Data lines:
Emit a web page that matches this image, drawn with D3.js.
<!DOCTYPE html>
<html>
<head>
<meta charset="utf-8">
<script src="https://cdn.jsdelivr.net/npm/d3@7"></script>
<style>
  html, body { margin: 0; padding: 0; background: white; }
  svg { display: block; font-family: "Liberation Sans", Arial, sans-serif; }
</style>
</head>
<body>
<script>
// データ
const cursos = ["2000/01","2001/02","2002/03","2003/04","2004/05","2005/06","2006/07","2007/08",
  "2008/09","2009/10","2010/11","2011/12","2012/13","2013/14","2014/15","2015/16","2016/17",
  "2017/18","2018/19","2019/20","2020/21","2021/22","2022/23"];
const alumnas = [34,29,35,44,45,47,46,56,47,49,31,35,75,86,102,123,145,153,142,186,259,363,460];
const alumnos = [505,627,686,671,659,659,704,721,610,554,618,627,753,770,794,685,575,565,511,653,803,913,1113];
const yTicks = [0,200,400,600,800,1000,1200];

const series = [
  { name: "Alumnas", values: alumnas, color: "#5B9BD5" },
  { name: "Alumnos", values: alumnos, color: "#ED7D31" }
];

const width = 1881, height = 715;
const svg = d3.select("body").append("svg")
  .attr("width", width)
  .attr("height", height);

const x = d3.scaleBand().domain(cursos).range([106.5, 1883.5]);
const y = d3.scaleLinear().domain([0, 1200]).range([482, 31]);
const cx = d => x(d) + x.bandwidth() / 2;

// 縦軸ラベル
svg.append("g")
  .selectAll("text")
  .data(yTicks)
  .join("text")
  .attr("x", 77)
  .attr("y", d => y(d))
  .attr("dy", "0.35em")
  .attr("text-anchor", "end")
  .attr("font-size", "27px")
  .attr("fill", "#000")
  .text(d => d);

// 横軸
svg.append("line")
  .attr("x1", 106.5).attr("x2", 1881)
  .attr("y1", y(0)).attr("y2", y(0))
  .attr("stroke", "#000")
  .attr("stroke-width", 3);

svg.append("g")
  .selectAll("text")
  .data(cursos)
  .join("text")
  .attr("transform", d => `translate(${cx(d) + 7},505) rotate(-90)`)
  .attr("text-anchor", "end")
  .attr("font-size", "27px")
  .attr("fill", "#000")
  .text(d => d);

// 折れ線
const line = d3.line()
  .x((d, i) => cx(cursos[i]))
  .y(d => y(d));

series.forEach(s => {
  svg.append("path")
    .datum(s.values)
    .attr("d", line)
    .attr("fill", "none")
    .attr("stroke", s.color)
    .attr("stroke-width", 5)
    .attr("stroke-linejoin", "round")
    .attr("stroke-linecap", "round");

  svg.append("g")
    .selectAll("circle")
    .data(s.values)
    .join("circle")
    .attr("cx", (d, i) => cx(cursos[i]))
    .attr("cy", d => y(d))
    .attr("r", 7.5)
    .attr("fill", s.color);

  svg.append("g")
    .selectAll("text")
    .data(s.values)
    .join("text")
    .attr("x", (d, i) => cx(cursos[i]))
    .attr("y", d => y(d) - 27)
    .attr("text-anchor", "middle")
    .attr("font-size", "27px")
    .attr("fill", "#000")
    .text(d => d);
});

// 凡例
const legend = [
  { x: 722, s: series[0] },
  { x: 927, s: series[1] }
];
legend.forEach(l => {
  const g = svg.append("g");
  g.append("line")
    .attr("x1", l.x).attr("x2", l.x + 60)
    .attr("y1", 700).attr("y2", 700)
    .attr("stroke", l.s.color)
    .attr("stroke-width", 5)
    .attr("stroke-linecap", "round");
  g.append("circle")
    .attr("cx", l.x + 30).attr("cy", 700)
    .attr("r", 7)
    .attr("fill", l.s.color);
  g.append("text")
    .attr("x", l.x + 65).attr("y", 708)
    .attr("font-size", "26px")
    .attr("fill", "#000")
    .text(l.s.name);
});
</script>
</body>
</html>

Task description: Repeat the lines above exactly.

Completed exercise:
Emit a web page that matches this image, drawn with D3.js.
<!DOCTYPE html>
<html>
<head>
<meta charset="utf-8">
<script src="https://cdn.jsdelivr.net/npm/d3@7"></script>
<style>
  html, body { margin: 0; padding: 0; background: white; }
  svg { display: block; font-family: "Liberation Sans", Arial, sans-serif; }
</style>
</head>
<body>
<script>
// データ
const cursos = ["2000/01","2001/02","2002/03","2003/04","2004/05","2005/06","2006/07","2007/08",
  "2008/09","2009/10","2010/11","2011/12","2012/13","2013/14","2014/15","2015/16","2016/17",
  "2017/18","2018/19","2019/20","2020/21","2021/22","2022/23"];
const alumnas = [34,29,35,44,45,47,46,56,47,49,31,35,75,86,102,123,145,153,142,186,259,363,460];
const alumnos = [505,627,686,671,659,659,704,721,610,554,618,627,753,770,794,685,575,565,511,653,803,913,1113];
const yTicks = [0,200,400,600,800,1000,1200];

const series = [
  { name: "Alumnas", values: alumnas, color: "#5B9BD5" },
  { name: "Alumnos", values: alumnos, color: "#ED7D31" }
];

const width = 1881, height = 715;
const svg = d3.select("body").append("svg")
  .attr("width", width)
  .attr("height", height);

const x = d3.scaleBand().domain(cursos).range([106.5, 1883.5]);
const y = d3.scaleLinear().domain([0, 1200]).range([482, 31]);
const cx = d => x(d) + x.bandwidth() / 2;

// 縦軸ラベル
svg.append("g")
  .selectAll("text")
  .data(yTicks)
  .join("text")
  .attr("x", 77)
  .attr("y", d => y(d))
  .attr("dy", "0.35em")
  .attr("text-anchor", "end")
  .attr("font-size", "27px")
  .attr("fill", "#000")
  .text(d => d);

// 横軸
svg.append("line")
  .attr("x1", 106.5).attr("x2", 1881)
  .attr("y1", y(0)).attr("y2", y(0))
  .attr("stroke", "#000")
  .attr("stroke-width", 3);

svg.append("g")
  .selectAll("text")
  .data(cursos)
  .join("text")
  .attr("transform", d => `translate(${cx(d) + 7},505) rotate(-90)`)
  .attr("text-anchor", "end")
  .attr("font-size", "27px")
  .attr("fill", "#000")
  .text(d => d);

// 折れ線
const line = d3.line()
  .x((d, i) => cx(cursos[i]))
  .y(d => y(d));

series.forEach(s => {
  svg.append("path")
    .datum(s.values)
    .attr("d", line)
    .attr("fill", "none")
    .attr("stroke", s.color)
    .attr("stroke-width", 5)
    .attr("stroke-linejoin", "round")
    .attr("stroke-linecap", "round");

  svg.append("g")
    .selectAll("circle")
    .data(s.values)
    .join("circle")
    .attr("cx", (d, i) => cx(cursos[i]))
    .attr("cy", d => y(d))
    .attr("r", 7.5)
    .attr("fill", s.color);

  svg.append("g")
    .selectAll("text")
    .data(s.values)
    .join("text")
    .attr("x", (d, i) => cx(cursos[i]))
    .attr("y", d => y(d) - 27)
    .attr("text-anchor", "middle")
    .attr("font-size", "27px")
    .attr("fill", "#000")
    .text(d => d);
});

// 凡例
const legend = [
  { x: 722, s: series[0] },
  { x: 927, s: series[1] }
];
legend.forEach(l => {
  const g = svg.append("g");
  g.append("line")
    .attr("x1", l.x).attr("x2", l.x + 60)
    .attr("y1", 700).attr("y2", 700)
    .attr("stroke", l.s.color)
    .attr("stroke-width", 5)
    .attr("stroke-linecap", "round");
  g.append("circle")
    .attr("cx", l.x + 30).attr("cy", 700)
    .attr("r", 7)
    .attr("fill", l.s.color);
  g.append("text")
    .attr("x", l.x + 65).attr("y", 708)
    .attr("font-size", "26px")
    .attr("fill", "#000")
    .text(l.s.name);
});
</script>
</body>
</html>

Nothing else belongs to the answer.